> [Stated exercise] Return all of the data exactly as written, without the pictures.

> [Supplied information]
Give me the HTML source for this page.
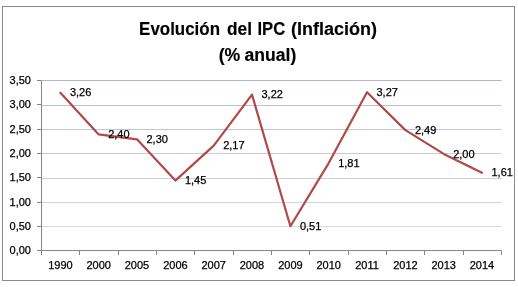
<!DOCTYPE html>
<html><head><meta charset="utf-8"><style>
html,body{margin:0;padding:0;background:#fff;width:518px;height:287px;overflow:hidden}
svg{display:block;will-change:transform}
.t{font-family:"Liberation Sans", sans-serif;font-size:11px;fill:#000;stroke:#000;stroke-width:0.25px}
.ti{font-family:"Liberation Sans", sans-serif;font-size:18px;font-weight:bold;fill:#000;stroke:#000;stroke-width:0.15px}
</style></head><body>
<svg width="518" height="287" viewBox="0 0 518 287">
<rect x="2.5" y="6.5" width="512" height="274" fill="#fff" stroke="#898989" stroke-width="1"/>
<line x1="41.5" y1="226.5" x2="501.5" y2="226.5" stroke="#D7D8DD" stroke-width="1"/>
<line x1="41.5" y1="202.5" x2="501.5" y2="202.5" stroke="#D2D5DC" stroke-width="1"/>
<line x1="41.5" y1="178.5" x2="501.5" y2="178.5" stroke="#CDD1DC" stroke-width="1"/>
<line x1="41.5" y1="153.5" x2="501.5" y2="153.5" stroke="#C8CCD8" stroke-width="1"/>
<line x1="41.5" y1="129.5" x2="501.5" y2="129.5" stroke="#C0C5D8" stroke-width="1"/>
<line x1="41.5" y1="105.5" x2="501.5" y2="105.5" stroke="#BAC3D0" stroke-width="1"/>
<line x1="41.5" y1="80.5" x2="501.5" y2="80.5" stroke="#AEB8CA" stroke-width="1"/>
<line x1="41.5" y1="80.5" x2="41.5" y2="255.0" stroke="#868686" stroke-width="1"/>
<line x1="37.0" y1="250.5" x2="501.5" y2="250.5" stroke="#868686" stroke-width="1"/>
<line x1="37.0" y1="250.5" x2="41.5" y2="250.5" stroke="#868686" stroke-width="1"/>
<line x1="37.0" y1="226.5" x2="41.5" y2="226.5" stroke="#868686" stroke-width="1"/>
<line x1="37.0" y1="202.5" x2="41.5" y2="202.5" stroke="#868686" stroke-width="1"/>
<line x1="37.0" y1="177.5" x2="41.5" y2="177.5" stroke="#868686" stroke-width="1"/>
<line x1="37.0" y1="153.5" x2="41.5" y2="153.5" stroke="#868686" stroke-width="1"/>
<line x1="37.0" y1="129.5" x2="41.5" y2="129.5" stroke="#868686" stroke-width="1"/>
<line x1="37.0" y1="104.5" x2="41.5" y2="104.5" stroke="#868686" stroke-width="1"/>
<line x1="37.0" y1="80.5" x2="41.5" y2="80.5" stroke="#868686" stroke-width="1"/>
<line x1="79.5" y1="250.5" x2="79.5" y2="255.0" stroke="#868686" stroke-width="1"/>
<line x1="118.5" y1="250.5" x2="118.5" y2="255.0" stroke="#868686" stroke-width="1"/>
<line x1="156.5" y1="250.5" x2="156.5" y2="255.0" stroke="#868686" stroke-width="1"/>
<line x1="194.5" y1="250.5" x2="194.5" y2="255.0" stroke="#868686" stroke-width="1"/>
<line x1="233.5" y1="250.5" x2="233.5" y2="255.0" stroke="#868686" stroke-width="1"/>
<line x1="271.5" y1="250.5" x2="271.5" y2="255.0" stroke="#868686" stroke-width="1"/>
<line x1="309.5" y1="250.5" x2="309.5" y2="255.0" stroke="#868686" stroke-width="1"/>
<line x1="348.5" y1="250.5" x2="348.5" y2="255.0" stroke="#868686" stroke-width="1"/>
<line x1="386.5" y1="250.5" x2="386.5" y2="255.0" stroke="#868686" stroke-width="1"/>
<line x1="424.5" y1="250.5" x2="424.5" y2="255.0" stroke="#868686" stroke-width="1"/>
<line x1="463.5" y1="250.5" x2="463.5" y2="255.0" stroke="#868686" stroke-width="1"/>
<line x1="501.5" y1="250.5" x2="501.5" y2="255.0" stroke="#868686" stroke-width="1"/>
<text x="31" y="254.1" text-anchor="end" class="t">0,00</text>
<text x="31" y="230.1" text-anchor="end" class="t">0,50</text>
<text x="31" y="206.1" text-anchor="end" class="t">1,00</text>
<text x="31" y="181.1" text-anchor="end" class="t">1,50</text>
<text x="31" y="157.1" text-anchor="end" class="t">2,00</text>
<text x="31" y="133.1" text-anchor="end" class="t">2,50</text>
<text x="31" y="108.1" text-anchor="end" class="t">3,00</text>
<text x="31" y="84.1" text-anchor="end" class="t">3,50</text>
<text x="60.4" y="268.5" text-anchor="middle" class="t">1990</text>
<text x="98.7" y="268.5" text-anchor="middle" class="t">2000</text>
<text x="137.0" y="268.5" text-anchor="middle" class="t">2005</text>
<text x="175.4" y="268.5" text-anchor="middle" class="t">2006</text>
<text x="213.7" y="268.5" text-anchor="middle" class="t">2007</text>
<text x="252.0" y="268.5" text-anchor="middle" class="t">2008</text>
<text x="290.4" y="268.5" text-anchor="middle" class="t">2009</text>
<text x="328.7" y="268.5" text-anchor="middle" class="t">2010</text>
<text x="367.0" y="268.5" text-anchor="middle" class="t">2011</text>
<text x="405.4" y="268.5" text-anchor="middle" class="t">2012</text>
<text x="443.7" y="268.5" text-anchor="middle" class="t">2013</text>
<text x="482.0" y="268.5" text-anchor="middle" class="t">2014</text>
<polyline points="60.4,92.7 98.7,134.4 137.0,139.3 175.4,180.6 213.7,145.6 252.0,94.6 290.4,226.2 328.7,163.1 367.0,92.2 405.4,130.1 443.7,153.9 482.0,172.8" fill="none" stroke="#AF4A47" stroke-width="2.2" stroke-linejoin="round" stroke-linecap="round"/>
<text x="69.9" y="96.3" class="t">3,26</text>
<text x="108.2" y="138.0" class="t">2,40</text>
<text x="146.5" y="142.9" class="t">2,30</text>
<text x="184.9" y="184.2" class="t">1,45</text>
<text x="223.2" y="149.2" class="t">2,17</text>
<text x="261.5" y="98.2" class="t">3,22</text>
<text x="299.9" y="229.8" class="t">0,51</text>
<text x="338.2" y="166.7" class="t">1,81</text>
<text x="376.5" y="95.8" class="t">3,27</text>
<text x="414.9" y="133.7" class="t">2,49</text>
<text x="453.2" y="157.5" class="t">2,00</text>
<text x="491.5" y="176.4" class="t">1,61</text>
<text x="139.1" y="35" textLength="80.9" lengthAdjust="spacingAndGlyphs" class="ti">Evolución</text>
<text x="227" y="35" textLength="25" lengthAdjust="spacingAndGlyphs" class="ti">del</text>
<text x="257.5" y="35" textLength="27.7" lengthAdjust="spacingAndGlyphs" class="ti">IPC</text>
<text x="291" y="35" textLength="86" lengthAdjust="spacingAndGlyphs" class="ti">(Inflación)</text>
<text x="218.7" y="61" textLength="21.6" lengthAdjust="spacingAndGlyphs" class="ti">(%</text>
<text x="244.6" y="61" textLength="51.7" lengthAdjust="spacingAndGlyphs" class="ti">anual)</text>
</svg></body></html>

> [Task response]
Give me the HTML source for this page.
<!DOCTYPE html>
<html><head><meta charset="utf-8"><style>
html,body{margin:0;padding:0;background:#fff;width:518px;height:287px;overflow:hidden}
svg{display:block;will-change:transform}
.t{font-family:"Liberation Sans", sans-serif;font-size:11px;fill:#000;stroke:#000;stroke-width:0.25px}
.ti{font-family:"Liberation Sans", sans-serif;font-size:18px;font-weight:bold;fill:#000;stroke:#000;stroke-width:0.15px}
</style></head><body>
<svg width="518" height="287" viewBox="0 0 518 287">
<rect x="2.5" y="6.5" width="512" height="274" fill="#fff" stroke="#898989" stroke-width="1"/>
<line x1="41.5" y1="226.5" x2="501.5" y2="226.5" stroke="#D7D8DD" stroke-width="1"/>
<line x1="41.5" y1="202.5" x2="501.5" y2="202.5" stroke="#D2D5DC" stroke-width="1"/>
<line x1="41.5" y1="178.5" x2="501.5" y2="178.5" stroke="#CDD1DC" stroke-width="1"/>
<line x1="41.5" y1="153.5" x2="501.5" y2="153.5" stroke="#C8CCD8" stroke-width="1"/>
<line x1="41.5" y1="129.5" x2="501.5" y2="129.5" stroke="#C0C5D8" stroke-width="1"/>
<line x1="41.5" y1="105.5" x2="501.5" y2="105.5" stroke="#BAC3D0" stroke-width="1"/>
<line x1="41.5" y1="80.5" x2="501.5" y2="80.5" stroke="#AEB8CA" stroke-width="1"/>
<line x1="41.5" y1="80.5" x2="41.5" y2="255.0" stroke="#868686" stroke-width="1"/>
<line x1="37.0" y1="250.5" x2="501.5" y2="250.5" stroke="#868686" stroke-width="1"/>
<line x1="37.0" y1="250.5" x2="41.5" y2="250.5" stroke="#868686" stroke-width="1"/>
<line x1="37.0" y1="226.5" x2="41.5" y2="226.5" stroke="#868686" stroke-width="1"/>
<line x1="37.0" y1="202.5" x2="41.5" y2="202.5" stroke="#868686" stroke-width="1"/>
<line x1="37.0" y1="177.5" x2="41.5" y2="177.5" stroke="#868686" stroke-width="1"/>
<line x1="37.0" y1="153.5" x2="41.5" y2="153.5" stroke="#868686" stroke-width="1"/>
<line x1="37.0" y1="129.5" x2="41.5" y2="129.5" stroke="#868686" stroke-width="1"/>
<line x1="37.0" y1="104.5" x2="41.5" y2="104.5" stroke="#868686" stroke-width="1"/>
<line x1="37.0" y1="80.5" x2="41.5" y2="80.5" stroke="#868686" stroke-width="1"/>
<line x1="79.5" y1="250.5" x2="79.5" y2="255.0" stroke="#868686" stroke-width="1"/>
<line x1="118.5" y1="250.5" x2="118.5" y2="255.0" stroke="#868686" stroke-width="1"/>
<line x1="156.5" y1="250.5" x2="156.5" y2="255.0" stroke="#868686" stroke-width="1"/>
<line x1="194.5" y1="250.5" x2="194.5" y2="255.0" stroke="#868686" stroke-width="1"/>
<line x1="233.5" y1="250.5" x2="233.5" y2="255.0" stroke="#868686" stroke-width="1"/>
<line x1="271.5" y1="250.5" x2="271.5" y2="255.0" stroke="#868686" stroke-width="1"/>
<line x1="309.5" y1="250.5" x2="309.5" y2="255.0" stroke="#868686" stroke-width="1"/>
<line x1="348.5" y1="250.5" x2="348.5" y2="255.0" stroke="#868686" stroke-width="1"/>
<line x1="386.5" y1="250.5" x2="386.5" y2="255.0" stroke="#868686" stroke-width="1"/>
<line x1="424.5" y1="250.5" x2="424.5" y2="255.0" stroke="#868686" stroke-width="1"/>
<line x1="463.5" y1="250.5" x2="463.5" y2="255.0" stroke="#868686" stroke-width="1"/>
<line x1="501.5" y1="250.5" x2="501.5" y2="255.0" stroke="#868686" stroke-width="1"/>
<text x="31" y="254.1" text-anchor="end" class="t">0,00</text>
<text x="31" y="230.1" text-anchor="end" class="t">0,50</text>
<text x="31" y="206.1" text-anchor="end" class="t">1,00</text>
<text x="31" y="181.1" text-anchor="end" class="t">1,50</text>
<text x="31" y="157.1" text-anchor="end" class="t">2,00</text>
<text x="31" y="133.1" text-anchor="end" class="t">2,50</text>
<text x="31" y="108.1" text-anchor="end" class="t">3,00</text>
<text x="31" y="84.1" text-anchor="end" class="t">3,50</text>
<text x="60.4" y="268.5" text-anchor="middle" class="t">1990</text>
<text x="98.7" y="268.5" text-anchor="middle" class="t">2000</text>
<text x="137.0" y="268.5" text-anchor="middle" class="t">2005</text>
<text x="175.4" y="268.5" text-anchor="middle" class="t">2006</text>
<text x="213.7" y="268.5" text-anchor="middle" class="t">2007</text>
<text x="252.0" y="268.5" text-anchor="middle" class="t">2008</text>
<text x="290.4" y="268.5" text-anchor="middle" class="t">2009</text>
<text x="328.7" y="268.5" text-anchor="middle" class="t">2010</text>
<text x="367.0" y="268.5" text-anchor="middle" class="t">2011</text>
<text x="405.4" y="268.5" text-anchor="middle" class="t">2012</text>
<text x="443.7" y="268.5" text-anchor="middle" class="t">2013</text>
<text x="482.0" y="268.5" text-anchor="middle" class="t">2014</text>
<polyline points="60.4,92.7 98.7,134.4 137.0,139.3 175.4,180.6 213.7,145.6 252.0,94.6 290.4,226.2 328.7,163.1 367.0,92.2 405.4,130.1 443.7,153.9 482.0,172.8" fill="none" stroke="#AF4A47" stroke-width="2.2" stroke-linejoin="round" stroke-linecap="round"/>
<text x="69.9" y="96.3" class="t">3,26</text>
<text x="108.2" y="138.0" class="t">2,40</text>
<text x="146.5" y="142.9" class="t">2,30</text>
<text x="184.9" y="184.2" class="t">1,45</text>
<text x="223.2" y="149.2" class="t">2,17</text>
<text x="261.5" y="98.2" class="t">3,22</text>
<text x="299.9" y="229.8" class="t">0,51</text>
<text x="338.2" y="166.7" class="t">1,81</text>
<text x="376.5" y="95.8" class="t">3,27</text>
<text x="414.9" y="133.7" class="t">2,49</text>
<text x="453.2" y="157.5" class="t">2,00</text>
<text x="491.5" y="176.4" class="t">1,61</text>
<text x="139.1" y="35" textLength="80.9" lengthAdjust="spacingAndGlyphs" class="ti">Evolución</text>
<text x="227" y="35" textLength="25" lengthAdjust="spacingAndGlyphs" class="ti">del</text>
<text x="257.5" y="35" textLength="27.7" lengthAdjust="spacingAndGlyphs" class="ti">IPC</text>
<text x="291" y="35" textLength="86" lengthAdjust="spacingAndGlyphs" class="ti">(Inflación)</text>
<text x="218.7" y="61" textLength="21.6" lengthAdjust="spacingAndGlyphs" class="ti">(%</text>
<text x="244.6" y="61" textLength="51.7" lengthAdjust="spacingAndGlyphs" class="ti">anual)</text>
</svg></body></html>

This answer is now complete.